Monday, March 17, 2008

Menu Plan Monday

This last week was kind of crazy. Lots of activities so I wound up altering my menu a lot. For Wed we had BBQ Meatballs (using frozen meatballs that I had made at the power cooking event on Monday. This was supposed to be a crock pot recipe but because I had a MOMS night out to go to and had to make an appetizer my crock pot was being used for the Buffalo Chicken Dip from Menus4moms so I wound up doing this on low on my stove for 2 to 3 hours. My husband loved it. I have more meatballs in my freezer so I will be doing this recipe again soon. Has anyone ever had to have 2 crock pots? Wonder if I should invest in another one? Maybe once I get some good recipes for it but at this point I have only a few that we like. I did copy a few from the Thursday posts so hopefully I will be adding more to our meal plan book.
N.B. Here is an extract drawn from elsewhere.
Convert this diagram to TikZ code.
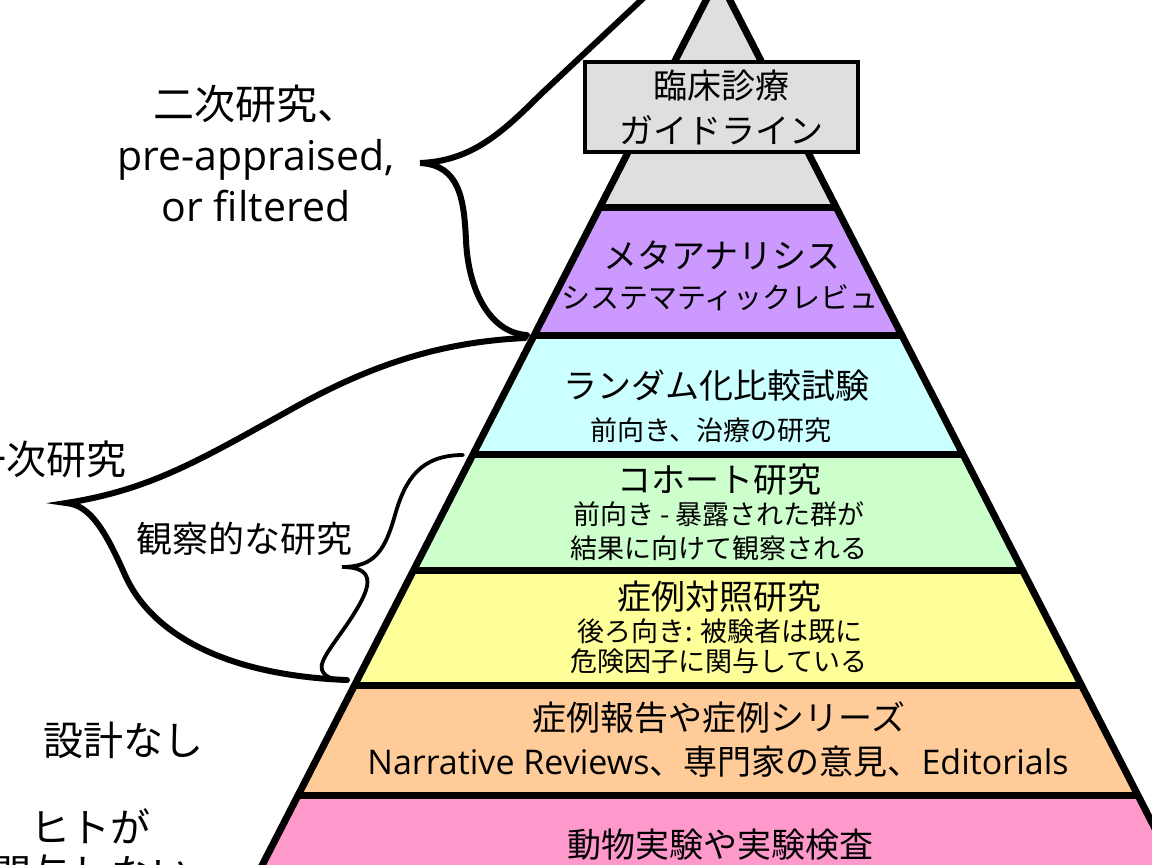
\documentclass[tikz,border=0pt]{standalone}
\usepackage{fontspec}
\setmainfont{Open Sans}
\newfontfamily\jp{Noto Sans CJK JP}
\usetikzlibrary{calc}

\definecolor{guidegray}{HTML}{DFDFDF}
\definecolor{metapurple}{HTML}{CC99FF}
\definecolor{rctcyan}{HTML}{CCFFFF}
\definecolor{cohortgreen}{HTML}{CCFFCC}
\definecolor{caseyellow}{HTML}{FFFF99}
\definecolor{reportorange}{HTML}{FFCC99}
\definecolor{animalpink}{HTML}{FF99CC}

\tikzset{
 layerline/.style={black, line width=3.5pt},
 bracebig/.style={black, line width=3pt, line cap=round},
 bracesmall/.style={black, line width=1.9pt, line cap=round},
 lvltitle/.style={inner sep=0pt, font=\jp\fontsize{17}{20}\selectfont},
 lvlnote/.style={inner sep=0pt, font=\jp\fontsize{13.5}{16}\selectfont},
 sidelabel/.style={inner sep=0pt, align=center, font=\fontsize{20.5}{25.5}\selectfont},
}

\begin{document}
\begin{tikzpicture}[x=.5pt,y=-.5pt]
\useasboundingbox (0,0) rectangle (1152,864);
\clip (0,0) rectangle (1152,864);
\fill[white] (0,0) rectangle (1152,864);

\coordinate (apex) at (718,-23);
\coordinate (baseL) at (193,1000);
\coordinate (baseR) at (1243,1000);

% layers of the pyramid
\begin{scope}
\clip (apex) -- (baseL) -- (baseR) -- cycle;
\foreach \ya/\yb/\col in {-30/207/guidegray, 207/335/metapurple, 335/454/rctcyan, 454/570/cohortgreen, 570/685/caseyellow, 685/795/reportorange, 795/1000/animalpink} {
 \fill[\col] (0,\ya) rectangle (1152,\yb);
}
\foreach \y in {207,335,454,570,685,795} {
 \draw[layerline] (0,\y) -- (1152,\y);
}
\end{scope}
\draw[layerline, line join=miter] (baseL) -- (apex) -- (baseR);

\node[draw=black, line width=2pt, fill=guidegray, minimum width=136.5pt, minimum height=45pt,
 align=center, inner sep=0pt, font=\jp\fontsize{17}{22.5}\selectfont] (guide) at (721.5,107) {臨床診療\\ガイドライン};

\node[lvltitle] (meta) at (722,255) {メタアナリシス};
\node[lvltitle, font=\jp\fontsize{14.5}{17}\selectfont] (sysrev) at (720,298) {システマティックレビュ};
\node[lvltitle] (rct) at (716,386) {ランダム化比較試験};
\node[lvlnote] (rctnote) at (711,430) {前向き、治療の研究};
\node[lvltitle] (cohort) at (719,480) {コホート研究};
\node[lvlnote] (cohortnote1) at (719,514) {前向き - 暴露された群が};
\node[lvlnote] (cohortnote2) at (719,548) {結果に向けて観察される};
\node[lvltitle] (casectl) at (719,597) {症例対照研究};
\node[lvlnote] (casenote1) at (720,631) {後ろ向き: 被験者は既に};
\node[lvlnote] (casenote2) at (719,661) {危険因子に関与している};
\node[lvltitle] (report) at (719,718) {症例報告や症例シリーズ};
\node[lvltitle, font=\fontsize{17}{20}\selectfont] (opinion) at (718,762) {Narrative Reviews{\jp 、専門家の意見、}Editorials};
\node[lvltitle] (animal) at (720,845) {動物実験や実験検査};

% labels on the left
\node[sidelabel] (secondary) at (256,153) {{\jp 二次研究、}\\pre-appraised,\\or filtered};
\node[sidelabel, font=\jp\fontsize{20}{24}\selectfont] (primary) at (47,459) {一次研究};
\node[sidelabel, font=\jp\fontsize{18}{22}\selectfont] (observ) at (244,539) {観察的な研究};
\node[sidelabel, font=\jp\fontsize{20}{24}\selectfont] (nodesign) at (123,740) {設計なし};
\node[sidelabel, font=\jp\fontsize{20}{23}\selectfont, anchor=north] (nohuman) at (91,808) {ヒトが\\関与しない};

% braces
\coordinate (secTip) at (420,163);
\coordinate (primTip) at (66,503);
\coordinate (obsTip) at (342,567);
\draw[bracebig] (668,-25) -- (540,95) .. controls (500,135) and (470,161) .. (secTip)
 .. controls (460,165) and (464,200) .. (466,240) .. controls (468,290) and (490,333) .. (527,335);
\draw[bracebig] (525,338) .. controls (440,342) and (370,365) .. (290,410)
 .. controls (200,460) and (150,490) .. (primTip)
 .. controls (90,505) and (105,530) .. (125,575) .. controls (150,631) and (220,675) .. (347,680);
\draw[bracesmall] (463,455) .. controls (420,455) and (405,480) .. (395,515)
 .. controls (385,550) and (375,567) .. (obsTip)
 .. controls (375,567) and (372,585) .. (355,612) .. controls (340,637) and (318,660) .. (322,670)
 .. controls (325,678) and (335,680) .. (347,681);
\end{tikzpicture}
\end{document}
On Thursday when I was supposed to make Beef Roast with Root Vegetables I was crunched for time and wound up doing a different recipe instead. So Thurs I made Coffee-Braised Pot Roast with Caramelized onions in the crock pot. The meat was a little dry but the gravy this made was really good. I probably will make this again. And no it did not taste like coffee.

On Sunday I made Beef Brisket with Smoky BBQ Sauce in the crock pot (recipe below). I really screwed this one up because where it said 1/4 teaspoon of celery seed I put 1/4 teaspoon of celery salt. It was so salty. Oops! We did all eat it though so I will probably make it again but will leave out the celery seed!

Beef Brisket with Smoky BBQ Sauce
1 2 to 3 pound fresh beef brisket
1 teaspoon chili powder
1/2 tsp garlic powder
1/4 tsp celery seed
1/8 tsp pepper

1/2 cup catsup
1/2 cup chili sauce
1/4 cup packed brown sugar
2 tbs vinegar
2 tbs worcestershire sauce
1 1/2 tsp liquid smoke
1/2 tsp dry mustard

1. Trim fat from brisket. If necessary, cut brisket to fit into crockery cooker.
2. Combine chili powder, garlic powder, celery seed, and pepper; rub evenly over meat. Place meat in crock pot
3. For sauce, combine catchup, chili sauce, brown sugar, vinegar, Worcestershire sauce, liquid smoke, and dry mustard. Pour over brisket.
4. Cover; cook on low heat setting for 8 to 10 hours or on high for 4 to 5 hours. Remove meat and cut into thin slices. Skim fat off juices in cooker. Serve juices with meat. Makes 6 to 8 servings.

Now for next week:
Monday - Beef Stir Fry from 101 Delicious Diabetic Recipes book borrowed from my friend.
Tues - Green Chile Beef Empanadas. Since I have left overs from the roast from Thurs dinner I might as well reuse the meat.
Wed - Swiss Chicken and Corn Casserole
Thurs - Pizza (Dinner with Triplet Moms)
Fri - Easy Meatloaf in Crock Pot
Sat - Left Overs
Sun - Easter Dinner at restaurant

Thanks Laura from I'm an Organizing Junkie in hosting the Menu Plan Monday

1 comment:

Tanya Siekman said...

Wow Laura! You are on top of it! I love the idea of planned menu's, but can't ever stick with it.

I have two crock pots and need to be using them. You have some really good recipes here.